Ten million visitors later, Y? has taken on its own life. It’s been featured in media worldwide, and I get asked to speak about it to companies and groups I never thought would be interested. I even coaxed Perigee to publish a book last September based on Y?, titled I Can’t Believe You Asked That!

But now my real dream has come true: to have this conversation appear in my newspaper, for all to see. I’m not talking about dissecting the big issues of the day in this column, but the so-called “smaller” topics that often keep us from getting closer to each other.

Why do we talk the way we do? Eat the way we do? Dress the way we do? Even smell the way we do? Frankly, if we can’t talk about these “superficial” things, well, how are we going to tackle the bigger issues?

So let’s get started. I realize it’s not easy opening up like this, so we’ll use your initials or first name if you’d like. Just send in your questions and replies, and I’ll mix them in with postings from across the country and globe. I’ll even get experts to address your queries.

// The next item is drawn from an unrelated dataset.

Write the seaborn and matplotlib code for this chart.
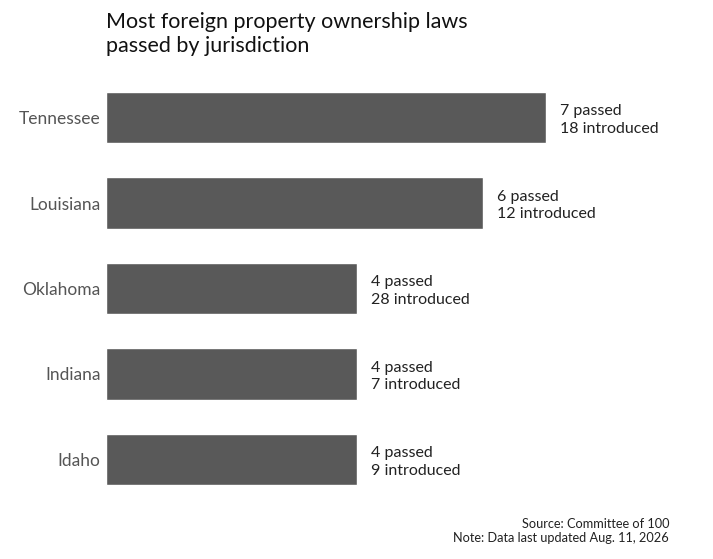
import matplotlib.pyplot as plt
import seaborn as sns
import pandas as pd

# Chart data
states = ["Tennessee", "Louisiana", "Oklahoma", "Indiana", "Idaho"]
passed = [7, 6, 4, 4, 4]
introduced = [18, 12, 28, 7, 9]

df = pd.DataFrame({"state": states, "passed": passed, "introduced": introduced})

sns.set_style("white")
plt.rcParams["font.family"] = ["Lato", "DejaVu Sans"]

fig = plt.figure(figsize=(7.13, 5.59), dpi=100)
ax = fig.add_axes([106 / 713, 1 - 502.25 / 559, 594 / 713, 427.5 / 559])

sns.barplot(data=df, x="passed", y="state", orient="h", color="#595959",
            saturation=1, width=0.6, ax=ax)

ax.set_xlim(0, 9.45)
ax.set_ylim(4.5, -0.5)
sns.despine(ax=ax, left=True, bottom=True)
ax.set_xticks([])
ax.set_xlabel("")
ax.set_ylabel("")
ax.tick_params(axis="y", length=0, pad=4, labelsize=12.5, labelcolor="#555555")

# Value labels next to each bar
for i, row in df.iterrows():
    ax.text(row["passed"] + 0.22, i + 0.03, f"{row['passed']} passed\n{row['introduced']} introduced",
            va="center", ha="left", fontsize=11.5, color="#222222", linespacing=1.3)

fig.text(106 / 713, 1 - 12 / 559, "Most foreign property ownership laws\npassed by jurisdiction",
         ha="left", va="top", fontsize=15.5, color="#111111", linespacing=1.27)

fig.text(669 / 713, 1 - 518 / 559, "Source: Committee of 100\nNote: Data last updated Aug. 11, 2026",
         ha="right", va="top", fontsize=9.2, color="#222222", linespacing=1.25)

fig.savefig("out.png", dpi=100)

Take a chance: Become part of a provocative, but necessary, undertaking. Because when we become too safe for our own good, we risk living in an unsafe world.

Question

Why do black men look good in purple suits, but white men look like dorks?

P. Ryan, Harrow, Canada

Replies

Someone will probably try and give some response about coloring of the skin being complementary or not, so let me try and stop such nonsense before it starts. Most men look good in suits. It may be that you have had more instance to notice a black man in a purple suit because some black men wear colored suits to stand out in a crowd. Being originally from Louisiana, where purple is one of the official state colors, I’ve had a chance to see several men of both races in purple suits. The better-looking the man, the better-looking the suit.

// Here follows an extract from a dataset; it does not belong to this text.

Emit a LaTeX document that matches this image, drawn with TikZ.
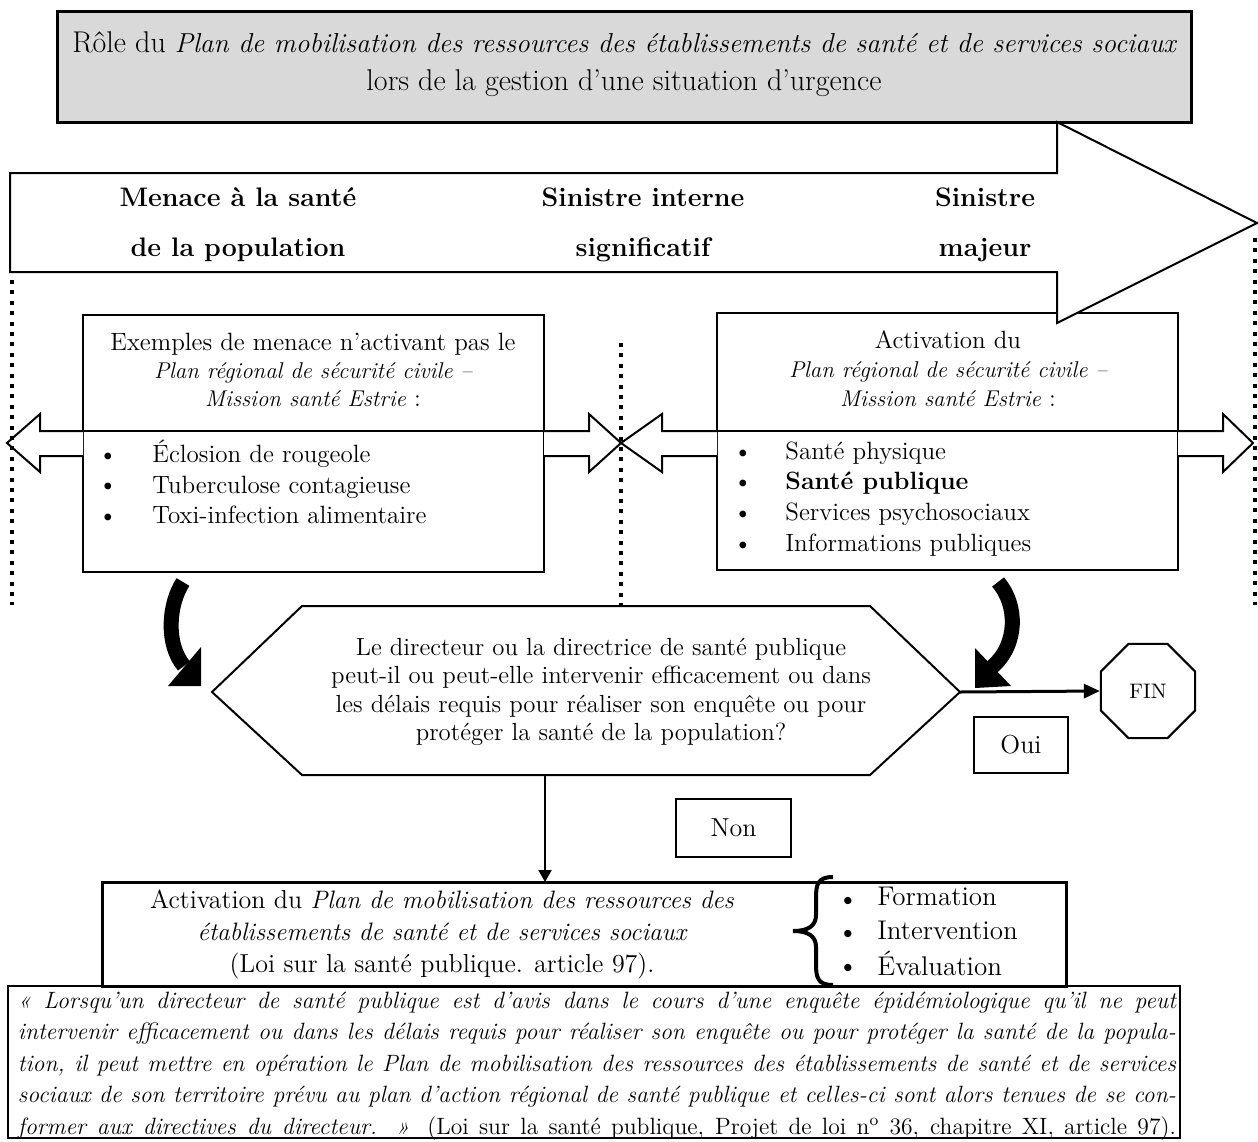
\documentclass[tikz,border=0pt]{standalone}
\usepackage{fontspec}
\usetikzlibrary{shapes.geometric,arrows.meta}
\definecolor{titlegray}{RGB}{217,217,217}
\newcommand{\fsz}[2]{\fontsize{#1}{#2}\selectfont}
\newcommand{\qline}[1]{\makebox[579pt][s]{\spaceskip=0pt\xspaceskip=0pt\strut #1}}
\tikzset{
  box/.style={draw=black,line width=1pt},
  thickbox/.style={draw=black,line width=1.5pt},
  blockarrow/.style={draw=black,line width=1pt,fill=white,line join=miter},
  dotline/.style={line width=2pt,dash pattern=on 2pt off 3.2pt},
  curvedshaft/.style={line width=7.5pt},
  txt/.style={inner sep=0pt,align=center},
  listtxt/.style={inner sep=0pt,align=left,anchor=west},
}
\begin{document}
\begin{tikzpicture}[x=0.5pt,y=-0.5pt]
\useasboundingbox (0,0) rectangle (1258,1141);
% title
\draw[thickbox,fill=titlegray] (57,11) rectangle (1191,122);
\node[txt,font={\fsz{15}{19}}] (title) at (624,64)
  {Rôle du {\fsz{13.7}{19}\itshape Plan de mobilisation des ressources des établissements de santé et de services sociaux}\\lors de la gestion d’une situation d’urgence};
% boxes
\draw[box] (83,315) rectangle (544,572);
\draw[box] (83,431) -- (544,431);
\draw[box] (717,313) rectangle (1178,570);
\draw[box] (717,431) -- (1178,431);
% big arrow
\draw[blockarrow] (10,173) -- (1057,173) -- (1057,122) -- (1257,223) -- (1057,323) -- (1057,272) -- (10,272) -- cycle;
\node[txt,font={\bfseries\fsz{13.4}{25}}] (h1) at (238,225) {Menace à la santé\\de la population};
\node[txt,font={\bfseries\fsz{13.4}{25}}] (h2) at (643,225) {Sinistre interne\\significatif};
\node[txt,font={\bfseries\fsz{13.4}{25}}] (h3) at (985,225) {Sinistre\\majeur};
% small block arrows
\draw[blockarrow] (83,431) -- (40,431) -- (40,414) -- (7,443) -- (40,472) -- (40,456) -- (83,456);
\draw[blockarrow] (544,431) -- (589,431) -- (589,414) -- (621,443) -- (589,472) -- (589,456) -- (544,456);
\draw[blockarrow] (717,431) -- (662,431) -- (662,414) -- (621,443) -- (662,472) -- (662,456) -- (717,456);
\draw[blockarrow] (1178,431) -- (1223,431) -- (1223,414) -- (1253,443) -- (1223,472) -- (1223,456) -- (1178,456);
% box texts
\node[txt,font={\fsz{12.5}{14}}] (lhead) at (313,370)
  {Exemples de menace n’activant pas le\\{\fsz{11.4}{14}\itshape Plan régional de sécurité civile –}\\{\fsz{11.4}{14}\itshape Mission santé Estrie} :};
\node[listtxt,anchor=center,align=center,font={\fsz{12.5}{15.25}}] (lbul) at (108,486.5)
  {\strut\textbullet\\\strut\textbullet\\\strut\textbullet};
\node[listtxt,font={\fsz{12.5}{15.25}}] (llist) at (152,486.5)
  {\strut Éclosion de rougeole\\\strut Tuberculose contagieuse\\\strut Toxi-infection alimentaire};
\node[txt,font={\fsz{12.5}{14.5}}] (rhead) at (948,369)
  {Activation du\\{\fsz{11.4}{14.5}\itshape Plan régional de sécurité civile –}\\{\fsz{11.4}{14.5}\itshape Mission santé Estrie} :};
\node[listtxt,anchor=center,align=center,font={\fsz{12.5}{15.35}}] (rbul) at (743,499)
  {\strut\textbullet\\\strut\textbullet\\\strut\textbullet\\\strut\textbullet};
\node[listtxt,font={\fsz{12.5}{15.35}}] (rlist) at (785,499)
  {\strut Santé physique\\\strut\textbf{Santé publique}\\\strut Services psychosociaux\\\strut Informations publiques};
% curved arrows
\draw[curvedshaft] (183,582) .. controls (168,605) and (166,645) .. (184,666);
\fill (168,686) -- (201,647) -- (201,686) -- cycle;
\draw[curvedshaft] (998,582) .. controls (1018,605) and (1018,645) .. (992,667);
\fill (975,648) -- (975,688) -- (1011,686) -- cycle;
% hexagon
\draw[box] (212,692) -- (302,606) -- (870,606) -- (960,692) -- (870,775) -- (302,775) -- cycle;
\node[txt,font={\fsz{12.4}{14.25}}] (question) at (601,692)
  {Le directeur ou la directrice de santé publique\\peut-il ou peut-elle intervenir efficacement ou dans\\les délais requis pour réaliser son enquête ou pour\\protéger la santé de la population?};
\coordinate (hexR) at (960,692);
\coordinate (hexB) at (545,775);
% FIN
\node[regular polygon,regular polygon sides=8,draw,line width=1pt,minimum size=51pt,inner sep=0pt,font={\fsz{10.5}{12}}] (fin) at (1148,691) {FIN};
\draw[line width=1.5pt,-{Triangle[length=8pt,width=7pt]}] (hexR) -- (fin.west);
\node[box,minimum width=47pt,minimum height=28pt,inner sep=0pt,font={\fsz{13}{15}}] (oui) at (1021,745) {Oui};
\node[box,minimum width=57.5pt,minimum height=29pt,inner sep=0pt,font={\fsz{13}{15}}] (non) at (733.5,828) {Non};
% bottom boxes
\draw[thickbox] (102,882) rectangle (1066,986);
\coordinate (botTop) at (545,882);
\draw[line width=1pt,-{Triangle[length=6pt,width=6.5pt]}] (hexB) -- (botTop);
\node[txt,font={\fsz{13}{16}}] (act) at (442,934)
  {Activation du {\fsz{12.6}{16}\itshape Plan de mobilisation des ressources des}\\{\fsz{12.6}{16}\itshape établissements de santé et de services sociaux}\\(Loi sur la santé publique. article 97).};
\draw[line width=2pt] (833,877) .. controls (818,877) and (816,884) .. (816,898) -- (816,915)
  .. controls (816,926) and (808,931) .. (793,931)
  .. controls (808,931) and (816,936) .. (816,947) -- (816,964)
  .. controls (816,978) and (818,985) .. (833,985);
\node[listtxt,anchor=center,align=center,font={\fsz{13.5}{16.75}}] (fbul) at (848,934)
  {\strut\textbullet\\\strut\textbullet\\\strut\textbullet};
\node[listtxt,font={\fsz{13.5}{16.75}}] (flist) at (877,934)
  {\strut Formation\\\strut Intervention\\\strut Évaluation};
\draw[box] (8,986) rectangle (1180,1138);
\node[inner sep=0pt,text width=579pt,align=left,font={\fsz{11.8}{15.75}}] (quote) at (597,1065)
  {\qline{\itshape « Lorsqu’un directeur de santé publique est d’avis dans le cours d’une enquête épidémiologique qu’il ne peut}\\
   \qline{\itshape intervenir efficacement ou dans les délais requis pour réaliser son enquête ou pour protéger la santé de la popula-}\\
   \qline{\itshape tion, il peut mettre en opération le Plan de mobilisation des ressources des établissements de santé et de services}\\
   \qline{\itshape sociaux de son territoire prévu au plan d’action régional de santé publique et celles-ci sont alors tenues de se con-}\\
   \qline{\textit{former aux directives du directeur. »} (Loi sur la santé publique, Projet de loi n\textsuperscript{o} 36, chapitre XI, article 97).}};
% dotted separators
\draw[dotline] (12,280) -- (12,605);
\draw[dotline] (621,343) -- (621,605);
\draw[dotline] (1255,238) -- (1255,605);
\end{tikzpicture}
\end{document}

Amanda, 21, black female, Boston

Let’s be honest. No one looks good in a purple suit.

Matt, 26, Hispanic male, Houston

I don’t think it’s nonsense to state that skin coloring plays a role in what colors look good. A white woman and a black woman are not always able to wear the same color lipstick and look good in that shade. Therefore, it stands to reason that skin tone makes a difference. Darker skin can carry a brighter (for instance, orange) or deeper color (like purple) better without being overwhelmed by it. Perhaps that’s why the colorful Kente cloth patterns were invented by Africans.

Cassandra, 36, black female, Chicago

Expert says

Constance White, style director for eBay.com and former style writer for The New York Times, says it’s not foolish to think a black man might look better in a purple suit than a white man, for two reasons: color contrast and cultural context.

“Scientifically, we know that black against white is the most graphic you can get, so by the same token the same sort of rules apply to, say, a purple against a brown,” said White. “Perhaps to our natural eye it’s easier on the eye — darker skin tones balance out a brighter color.”

Perhaps as important, “In our community, it’s just a lot more acceptable for a black man to wear a purple suit — even if some of us might be rolling our eyes, it’s still not as shocking as if a white man shows up in a purple suit to a bar mitzvah or church on Sunday or a WASP party.”

Tracing that acceptance inevitably leads one on a path back to Africa, where cultural mores and traditions called for the elite leaders to wear bright colors, White said. The contrast with European society was like night and day, with highprofile leaders there wearing conservative, darker colors.

“There is more of a tradition for individual expression in the black community than in the white community, which comes partly from whites’ religious traditions. In Puritanism and the Church of England, they were very buttoned-up. Not only was it not polite in society to express yourself, it was downright ungodly. Whereas in traditional African religions, the opposite is true,” White noted.

And, just as clothes make the man, the man makes the clothes.

“A black man sort of has a swagger that goes with a purple suit, whereas white men don’t,” White quipped.